I always get this happy-sad feeling when I finish a story, especially a big one. Fearless was my 2011 NaNoWriMo project, and it went through plenty of ups and downs before I typed those final words. I rather love that part of writing, though: the adventure of the first draft. It’s often imprecise and messy, but it’s full of such raw, untamed emotion! Revision requires analysis and skill, and it’s a necessary part of building a better story. It’s nothing like that rush of first draft, though. Not for me, anyway.

As an online reader, my experience is with works in progress. Friends and fellow storycrafters will post scenes or chapters as they’re made, and there’s a real sense of accomplishment to seeing a story come together organically in that way. But so many times, potential authors lose steam in their stories, and plots and characters are simply abandoned. It’s trite to say, but that makes me sad.

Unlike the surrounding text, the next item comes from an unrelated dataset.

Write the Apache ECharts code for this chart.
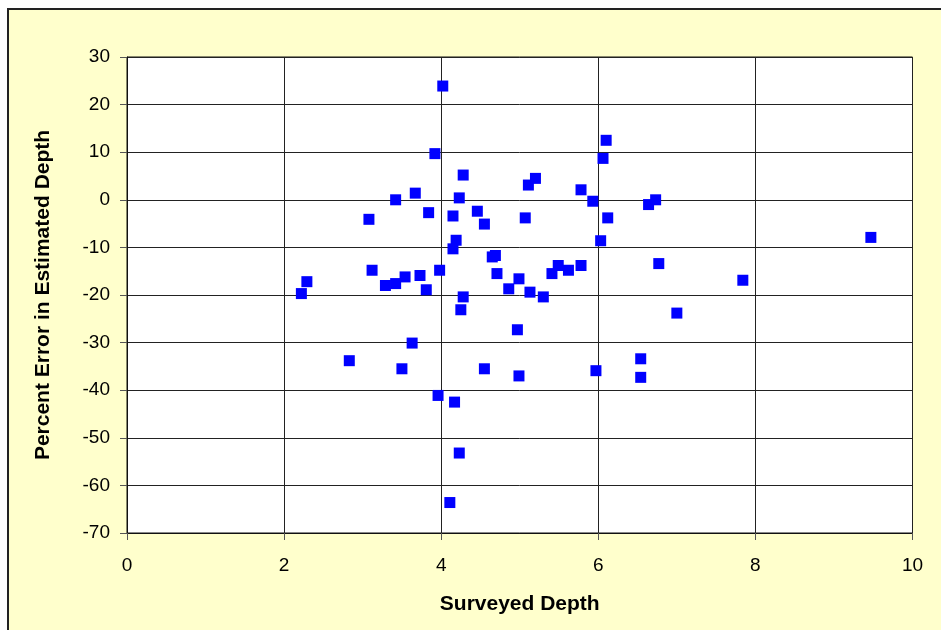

Clip Art by Ericlemerdy, shared via Clker

Clip Art by Ericlemerdy, shared via Clker

A story that is given time to grow and evolve becomes like a thing alive. When we let a story fall by the wayside, its world dies. I completely sympathize with writers or artists who start a project but then quickly realize this won’t work or that isn’t what it should be. But I really can’t understand artists who can devote huge chunks of their lives – like, years! – to a project, only to let it wither and fade when the going gets too rough or, heaven forfend, they move on to newer, shinier worlds.

I had a writer friend who told me, “Always finish the story, even if the ending is crap. You can always go back and fix it. But a finished story, no matter how crappy it is, is a real story, with a beginning, middle, and end. If you can finish, that puts you above at least half of all the other writers out there.” Now, I don’t know if his numbers were accurate, but his words have always stuck with me. And, every time I’ve started a story, I’ve wanted to make it “real”. Yes, some of the endings are crap. Some of the endings I wrote simply to get to the ending, so I wouldn’t have to look at that world any longer. But for every story I’ve written since I got that advice oh-so many years ago, I’ve given an ending. And, honestly, I think it has made me a better writer.

Now, if you’ll excuse me, I’m due for a break…at least until the next story comes calling.

What do you do when you finish a story? Do you celebrate or put your nose back to the grindstone? And, would you like to join me for a celebratory beer? (Sure, I’ll buy!)